# Moultrie Ga Car Swap Nov 22-24



## JOEL (Nov 13, 2019)

Moultrie Car Swap Meet NOV 22-24. This is a HUGE swap meet with vendors selling a variety of vintage collectables. Several bike people go to this show. It is in an abandoned airport, comparable to one of the larger fields at Hershey. If you are going, stop by the booth across from the Propane building for some smokin' deals. Daytona is the following weekend and many vendors stop at Moultrie on the way there with a load of their best stuff !!! Many European and Asian shoppers in the crowd.


----------



## Freqman1 (Nov 13, 2019)

JOEL said:


> Moultrie Car Swap Meet NOV 22-24. This is a HUGE swap meet with vendors selling a variety of vintage collectables. Several bike people go to this show. It is in an abandoned airport, comparable to one of the larger fields at Hershey. If you are going, stop by the booth across from the Propane building for some smokin' deals. Daytona is the following weekend and many vendors stop at Moultrie on the way there with a load of their best stuff !!! Many European and Asian shoppers in the crowd.

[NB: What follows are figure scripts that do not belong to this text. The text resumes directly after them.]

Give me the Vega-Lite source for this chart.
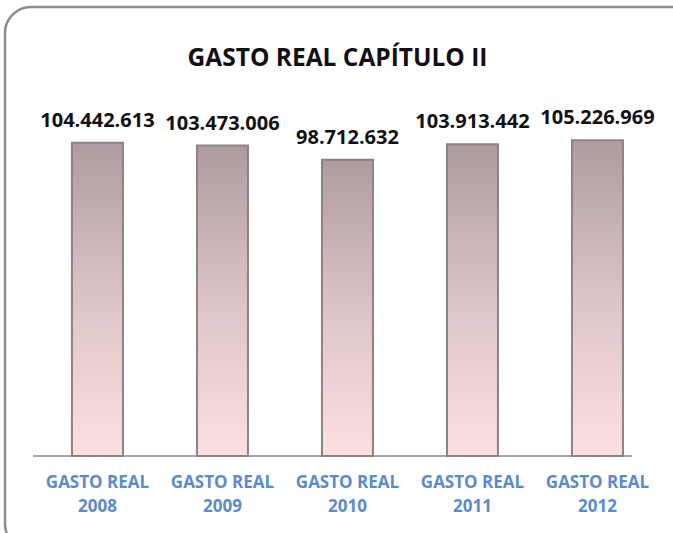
{
  "$schema": "https://vega.github.io/schema/vega-lite/v6.json",
  "autosize": "none",
  "width": 695,
  "height": 543,
  "padding": {"left": 5, "top": 7, "right": 0, "bottom": 0},
  "background": "white",
  "config": {
    "view": {"stroke": "#8c8c8c", "strokeWidth": 2.5, "cornerRadius": 26, "fill": "white"},
    "locale": {"number": {"decimal": ",", "thousands": ".", "grouping": [3], "currency": ["", " €"]}}
  },
  "title": {
    "text": "GASTO REAL CAPÍTULO II",
    "font": "Open Sans",
    "fontSize": 24.5,
    "fontWeight": "bold",
    "color": "#111111",
    "anchor": "middle",
    "frame": "group",
    "offset": -64,
    "dx": -15
  },
  "data": {
    "values": [
      {"periodo": "GASTO REAL 2008", "gasto": 104442613},
      {"periodo": "GASTO REAL 2009", "gasto": 103473006},
      {"periodo": "GASTO REAL 2010", "gasto": 98712632},
      {"periodo": "GASTO REAL 2011", "gasto": 103913442},
      {"periodo": "GASTO REAL 2012", "gasto": 105226969}
    ]
  },
  "encoding": {
    "x": {
      "field": "periodo",
      "type": "nominal",
      "sort": null,
      "scale": {
        "domain": ["GASTO REAL 2008", "GASTO REAL 2009", "GASTO REAL 2010", "GASTO REAL 2011", "GASTO REAL 2012"],
        "paddingInner": 0.592, "paddingOuter": 0.576, "align": 0.465
      },
      "axis": {
        "title": null,
        "orient": "bottom",
        "offset": -94,
        "domain": false,
        "ticks": false,
        "labelAngle": 0,
        "labelFont": "Open Sans",
        "labelFontSize": 17,
        "labelFontWeight": "bold",
        "labelColor": "#5b8bc9",
        "labelPadding": 18,
        "labelLineHeight": 24,
        "labelBaseline": "top",
        "labelExpr": "[slice(datum.label, 0, 10), slice(datum.label, 11)]"
      }
    },
    "y": {
      "field": "gasto",
      "type": "quantitative",
      "scale": {"domain": [-31333333, 149666667], "nice": false, "zero": false},
      "axis": null
    }
  },
  "layer": [
    {
      "mark": {"type": "rule", "color": "#a6a6a6", "strokeWidth": 1.5, "x2Offset": 34},
      "encoding": {
        "x": {"datum": "GASTO REAL 2008", "bandPosition": -0.76},
        "x2": {"datum": "GASTO REAL 2012"},
        "y": {"datum": 0}
      }
    },
    {
      "mark": {
        "type": "bar",
        "stroke": "#8e8283",
        "strokeWidth": 2,
        "color": {
          "gradient": "linear",
          "x1": 0, "y1": 0, "x2": 0, "y2": 1,
          "stops": [
            {"offset": 0, "color": "#ae9ca0"},
            {"offset": 0.5, "color": "#dcc4c6"},
            {"offset": 1, "color": "#fde0e0"}
          ]
        }
      },
      "encoding": {"y2": {"datum": 0}}
    },
    {
      "mark": {
        "type": "text",
        "font": "Open Sans",
        "fontSize": 20,
        "fontWeight": "bold",
        "color": "#111111",
        "baseline": "bottom",
        "dy": -12
      },
      "encoding": {"text": {"field": "gasto", "type": "quantitative", "format": ",d"}}
    }
  ]
}
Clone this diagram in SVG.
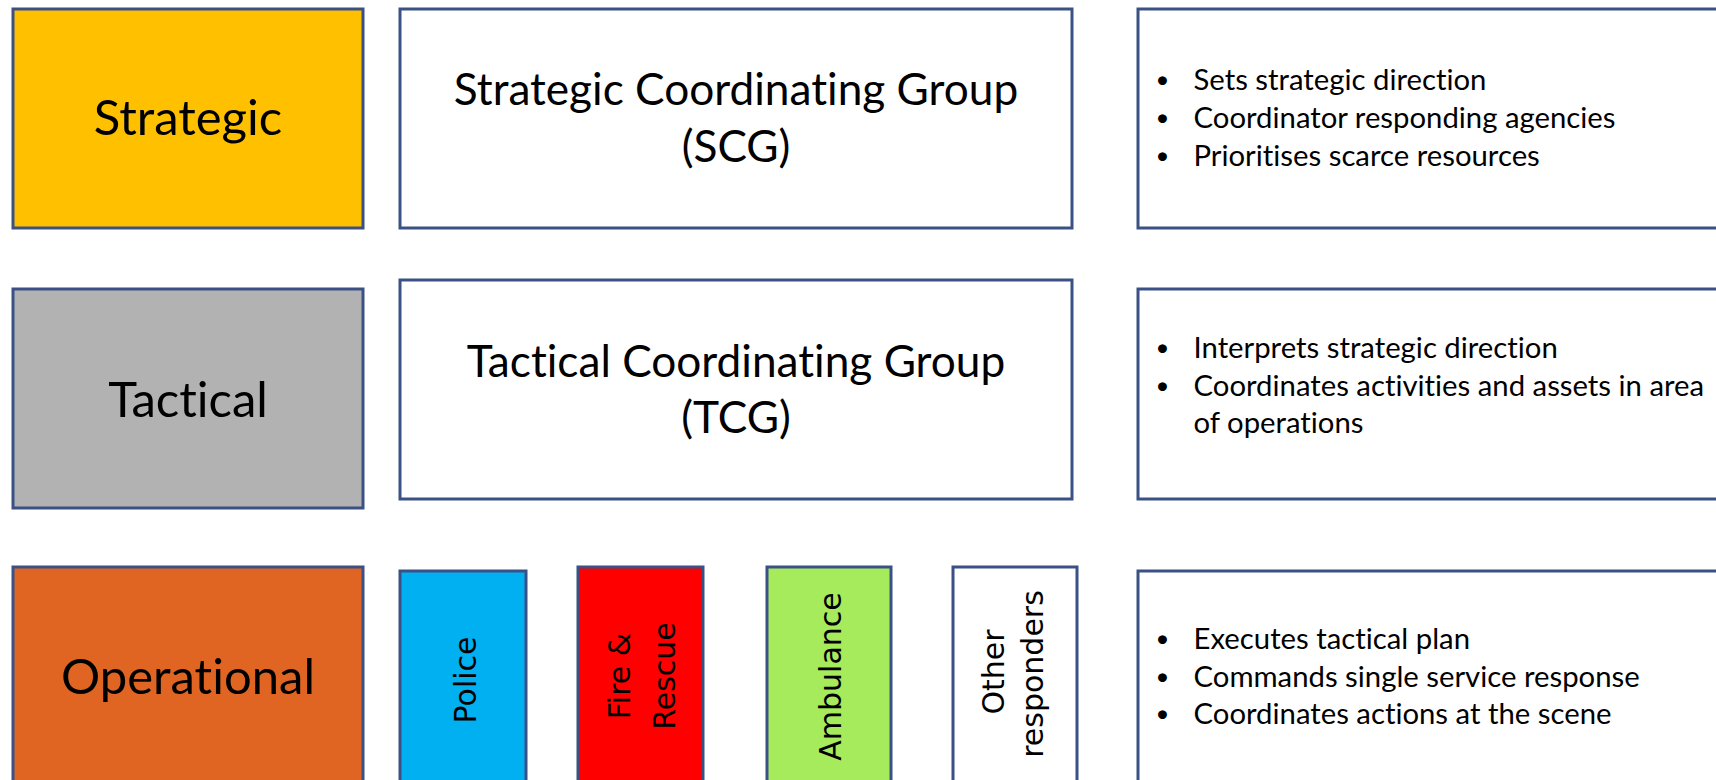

Joel do you have a flyer or link giving the particulars such as space cost, times, admission, etc... V/r Shawn


----------



## JOEL (Nov 13, 2019)

__





						Moultrie Automotive Swap Meet – Car Corral in Moultrie, GA. 229-896-2150
					





					www.moultrieswapmeet.com


----------



## Classic Cool Rides (Nov 13, 2019)

I agree with @JOEL  about the popularity and diverse mix of vintage "anything & everything" you can find here!
I have been attending this as a spectator/buyer for over 25 years ... and have set-up to sell a number of times a while back...
Always find some great deals! .... I will look for you there Joel ... as well as Jeff L. from Atlanta, who will have a ton of vintage bicycle stuff there ... Cheers! CCR Dave


----------



## JOEL (Nov 14, 2019)

Yea, hopefully Jeff's foot has healed... I'm bringing a few good bikes. LMK if you need anything.


----------